Abstracts
Thursday June 5, 14:00-14:30 | session 8.3 | Hedging | room EF
The research presented in this work is motivated by recent papers by Brigo at al., Crepey, Burgard and Kjaer, Fujii and Takahashi and Piterbarg. Our goal is to provide a sound theoretical underpinning for some results presented in these papers by developing a unified martingale framework for the non-linear approach to hedging and pricing of OTC financial contracts. The impact that various funding bases and margin covenants exert on the values and hedging strategies for OTC contracts is examined.
Thursday June 5, 14:30-15:00 | session 8.3 | Hedging | room EF
In this paper, we investigate an optimization problem related to super-replicating strategies for European-type call options written on a weighted sum of asset prices, for example Asian or basket options. Firstly, we proved that in general, the optimal solution is non-unique. This observation is useful since it allows some flexibility to compose the optimal super-replicating strategies in a real market situation, which often has some constraints in trading. Secondly, a generalized optimization problem with random weights has been studied. Using these results, we derived optimal static super-replicating strategies for different kind of options in a stochastic interest rate setting. Thirdly, the co-existence of the comonotonicity property and the martingale property was studied. We have seen that in the case of a single underlying asset, they can co-exist and additionally a linear relationship of the underlying random variables was found in certain situations. However, there can also exist a contradiction between them. For Asian options e.g., the price of the optimal static super-replicating strategies may not be reached by the Asian option price.
Thursday June 5, 15:00-15:30 | session 8.3 | Hedging | room EF
In this paper, we consider problems of hedging barrier-style basket options using individual options based on our previously proposed optimal hedging strategy in Yamada (2010—2013) for European options. The optimal hedging problem is formulated as follows: Find optimal smooth functions of individual options to minimize the mean square error from the payoff of down-and-out basket option. For solving the problem, we shall take advantage of a necessary and sufficient condition expressed in terms of linear equations of conditional expectations involving multivariate and path-dependent underlying asset in barrier options. We provide an efficient computational procedure by performing the Brownian bridge decomposition in the expression of underlying assets, and show that the computations involving conditional expectations of basket type barrier options may be reduced to those of unconditional expectations.
Then, we apply our methodology to the Black and Cox (1976) type first passage time structural model, in which a dafaultable company possesses/runs multiple assets/projects and the default may occur the first time the asset value hits a certain lower threshold before the maturity.
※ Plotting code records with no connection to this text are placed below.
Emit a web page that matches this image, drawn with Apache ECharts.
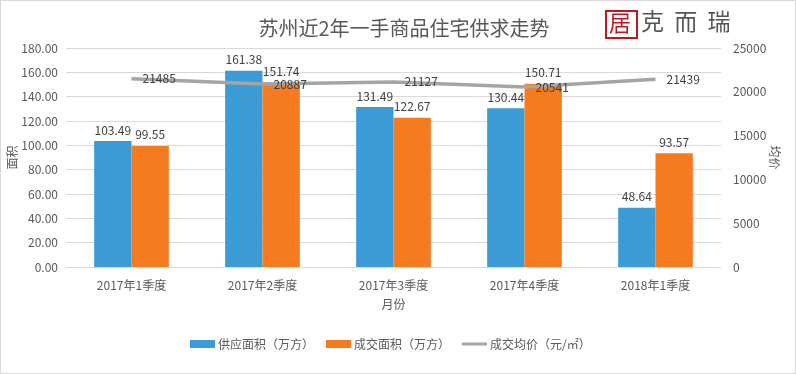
<!DOCTYPE html>
<html><head><meta charset="utf-8">
<script src="https://cdn.jsdelivr.net/npm/echarts@6/dist/echarts.min.js"></script>
<style>html,body{margin:0;padding:0;background:#fff}#c{width:796px;height:374px;box-sizing:border-box;border:1px solid #d9d9d9}</style>
</head><body><div id="c"></div>
<script>
const categories = ['2017年1季度','2017年2季度','2017年3季度','2017年4季度','2018年1季度'];
const supplyArea = [103.49, 161.38, 131.49, 130.44, 48.64];
const dealArea = [99.55, 151.74, 122.67, 150.71, 93.57];
const avgPrice = [21485, 20887, 21127, 20541, 21439];
const leftTicks = [0, 20, 40, 60, 80, 100, 120, 140, 160, 180];
const rightTicks = [0, 5000, 10000, 15000, 20000, 25000];

const font = '"Microsoft YaHei","Noto Sans CJK SC",sans-serif';
const chart = echarts.init(document.getElementById('c'));
chart.setOption({
  animation: false,
  textStyle: {fontFamily: font},
  title: {text: '苏州近2年一手商品住宅供求走势', left: 398, textAlign: 'center', top: 12,
    textStyle: {fontSize: 20, fontWeight: 'normal', color: '#595959', fontFamily: font}},
  graphic: [
    {type: 'rect', left: 604, top: 9, shape: {width: 31, height: 27}, style: {fill: '#fff', stroke: '#c0161e', lineWidth: 2}},
    {type: 'text', left: 608, top: 11, style: {text: '居', fill: '#c0161e', font: '22px ' + font}},
    {type: 'text', left: 640, top: 9, style: {text: '克  而  瑞', fill: '#555', font: '23px ' + font}}
  ],
  legend: {top: 332, left: 184, itemWidth: 25, itemHeight: 8, itemGap: 12,
    textStyle: {color: '#595959', fontSize: 12, padding: [0, 0, 0, -2]},
    data: [{name: '供应面积（万方）', icon: 'rect'}, {name: '成交面积（万方）', icon: 'rect'},
      {name: '成交均价（元/㎡）', icon: 'path://M0,0h25v3H0z'}]},
  grid: {left: 65, right: 74, top: 47, bottom: 106, outerBoundsMode: 'none', containLabel: false},
  xAxis: {type: 'category', data: categories, name: '月份', nameLocation: 'middle', nameGap: 31,
    nameMoveOverlap: false,
    nameTextStyle: {color: '#595959', fontSize: 12},
    axisLine: {lineStyle: {color: '#d9d9d9'}}, axisTick: {show: false},
    axisLabel: {color: '#595959', fontSize: 12, margin: 12}},
  yAxis: [
    {type: 'value', min: 0, max: 180, interval: 20, name: '面积', nameLocation: 'middle', nameGap: 48,
      nameMoveOverlap: false,
      nameTextStyle: {color: '#595959', fontSize: 12},
      axisLabel: {color: '#595959', fontSize: 12, formatter: v => v.toFixed(2)},
      axisLine: {show: false}, axisTick: {show: false},
      splitLine: {lineStyle: {color: '#d9d9d9'}}},
    {type: 'value', min: 0, max: 25000, interval: 5000, name: '均价', nameLocation: 'middle', nameGap: 48,
      nameRotate: -90, nameMoveOverlap: false,
      nameTextStyle: {color: '#595959', fontSize: 12},
      axisLabel: {color: '#595959', fontSize: 12, margin: 12, formatter: v => String(v)},
      axisLine: {show: false}, axisTick: {show: false}, splitLine: {show: false}}
  ],
  series: [
    {name: '供应面积（万方）', type: 'bar', data: supplyArea, barGap: '0%', barCategoryGap: '43%',
      itemStyle: {color: '#3a9bd5'},
      label: {show: true, position: 'top', color: '#404040', fontSize: 12, formatter: p => p.value.toFixed(2)}},
    {name: '成交面积（万方）', type: 'bar', data: dealArea,
      itemStyle: {color: '#f47b20'},
      label: {show: true, position: 'top', color: '#404040', fontSize: 12, formatter: p => p.value.toFixed(2)}},
    {name: '成交均价（元/㎡）', type: 'line', yAxisIndex: 1, data: avgPrice, symbol: 'circle', symbolSize: 0,
      showSymbol: true,
      lineStyle: {color: '#a5a5a5', width: 3.5}, itemStyle: {color: '#a5a5a5'},
      label: {show: true, position: 'right', distance: 11, color: '#404040', fontSize: 12}}
  ]
});
</script></body></html>
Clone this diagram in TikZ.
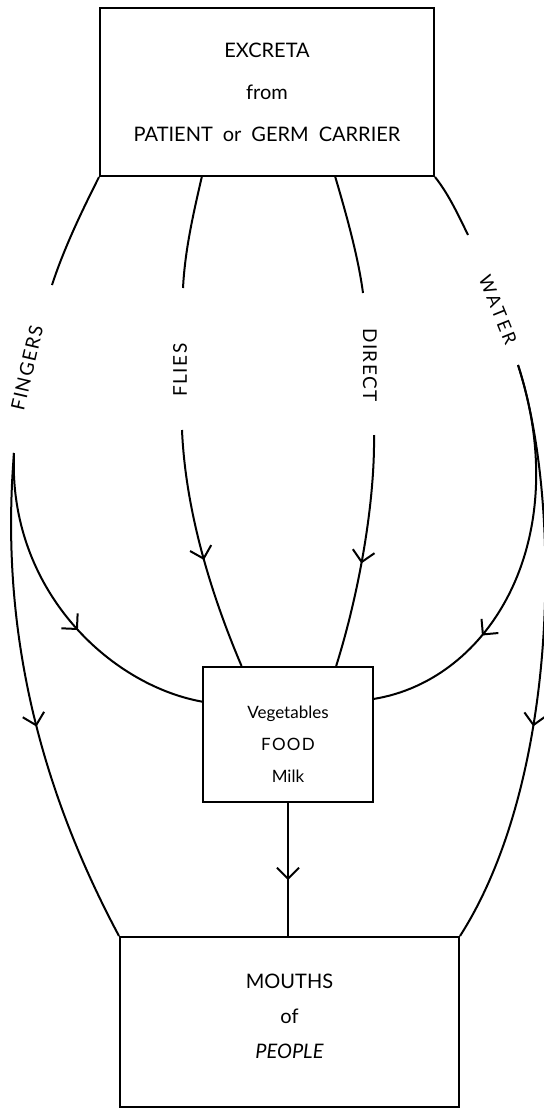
\documentclass[tikz,border=0pt]{standalone}
\usepackage{fontspec}
\setmainfont{Lato}
\newfontfamily\spacedfont[LetterSpace=8]{Lato}
\newfontfamily\widefont[LetterSpace=16]{Lato}
\usetikzlibrary{arrows.meta,decorations.markings,calc}

\begin{document}
\begin{tikzpicture}[x=0.5pt, y=-0.5pt,
    flowbox/.style={draw, line width=1pt, align=center, inner sep=0pt},
    route/.style={line width=1pt},
    routetxt/.style={font=\fontsize{9.5}{10}\spacedfont, inner sep=0pt},
    midarrow/.style={postaction={decorate}, decoration={markings,
        mark=at position #1 with {\arrow{Straight Barb[length=5.5pt,width=11pt,line width=1pt]}}}}]

        \useasboundingbox (0,0) rectangle (543,1110);

        % Boxes
        \node[flowbox, minimum width=167pt, minimum height=84pt, font=\fontsize{10}{21}\selectfont]
            (src) at (267,92) {EXCRETA\\from\\PATIENT\enspace or\enspace GERM\enspace CARRIER};
        \node[flowbox, minimum width=85pt, minimum height=67.5pt, font=\fontsize{8.5}{16}\selectfont]
            (food) at (288,734.5) {\rule{0pt}{16pt}Vegetables\\{\spacedfont FOOD}\\Milk};
        \node[flowbox, minimum width=169.5pt, minimum height=85pt, font=\fontsize{10}{17.5}\selectfont]
            (mouth) at (289.5,1022) {MOUTHS\\of\\\textit{PEOPLE}\rule[-6pt]{0pt}{6pt}};

        % Route labels
        \node[routetxt, rotate=77] (fingers) at (27,368) {FINGERS};
        \node[routetxt, rotate=90] (flies) at (180,370) {FLIES};
        \node[routetxt, rotate=-90] (direct) at (370,365) {DIRECT};
        \node[routetxt, font=\fontsize{9}{10}\widefont, rotate=-68] (water) at (498,310) {WATER};

        % Ends of the broken lines
        \coordinate (fiA) at (52,285);
        \coordinate (fiB) at (14,453);
        \coordinate (flA) at (202,176);
        \coordinate (flB) at (183,288);
        \coordinate (flC) at (182,430);
        \coordinate (drA) at (335,176);
        \coordinate (drB) at (363,293);
        \coordinate (drC) at (374,435);
        \coordinate (waA) at (468,235);
        \coordinate (waB) at (518,365);
        \coordinate (flD) at ($(food.north west)!0.23!(food.north east)$);
        \coordinate (drD) at ($(food.north west)!0.78!(food.north east)$);
        \coordinate (fiL) at ($(food.north west)!0.26!(food.south west)$);
        \coordinate (waL) at ($(food.north east)!0.24!(food.south east)$);

        % Lines leaving the excreta
        \draw[route] (src.south west) .. controls (85,205) and (65,245) .. (fiA);
        \draw[route] (flA) .. controls (193,215) and (185,250) .. (flB);
        \draw[route] (drA) .. controls (345,210) and (358,255) .. (drB);
        \draw[route] (src.south east) .. controls (447,192) and (456,210) .. (waA);

        % Lines into the food
        \draw[route, midarrow=0.54] (flC) .. controls (185,500) and (205,580) .. (flD);
        \draw[route, midarrow=0.55] (drC) .. controls (375,500) and (360,590) .. (drD);
        \draw[route, midarrow=0.57] (fiB) .. controls (8,590) and (110,685) .. (fiL);
        \draw[route, midarrow=0.69] (waB) .. controls (575,540) and (490,680) .. (waL);

        % Lines into the mouths
        \draw[route, midarrow=0.55] (fiB) .. controls (2,600) and (25,760) .. (mouth.north west);
        \draw[route, midarrow=0.62] (waB) .. controls (562,500) and (560,780) .. (mouth.north east);
        \draw[route, midarrow=0.58] (food.south) -- (food.south |- mouth.north);

      \end{tikzpicture}
\end{document}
We discuss how to evaluate individual equity values using smooth functions of optimal hedging problem, and examine the behavior of terminal values of individual equity values approximated by the optimal smooth functions based on the conditional expectations given default or survival. We provide the notion of unbiased payoff, in which the payoff defined by the sum of individual options is said to be unbiased with respect to the barrier option payoff if their conditional expectations are equal given default or survival. We show that the unbiased payoff is constructed by adding a systematic term related to the default event for adjusting the conditional expectations. Moreover, such an unbiased payoff is shown to achieve a smaller mean square error in the objective function of the optimal hedging problem. Finally, we demonstrate how to evaluate contributions of individual equity values to default or survival using the unbiased payoff via certain normalization for conditional expectations. Numerical experiments illustrate that, in the case where the firm is still survival under default risk, the source of excess profit is mainly brought from a high volatility project (or asset), whereas a negatively larger equity value is obtained with a higher volatility project when the firm is default.
Thursday June 5, 15:30-16:00 | session 8.3 | Hedging | room EF
We consider a finite discrete-time market with one risky asset. An investor can hold static positions in vanilla options written on the risky asset, and also trade dynamically the risky asset under portfolio constraints. Without specifying any particular model for the risky asset, we derive a model-independent duality for superhedging. With the aid of this duality, we obtain a robust version of the fundamental theorem of asset pricing under portfolio constraints. Finally, we establish the model-independent 'facelifting phenomenon': superhedging a payoff under portfolio constraints is equivalent to superhedging a facelifted payoff without constraints.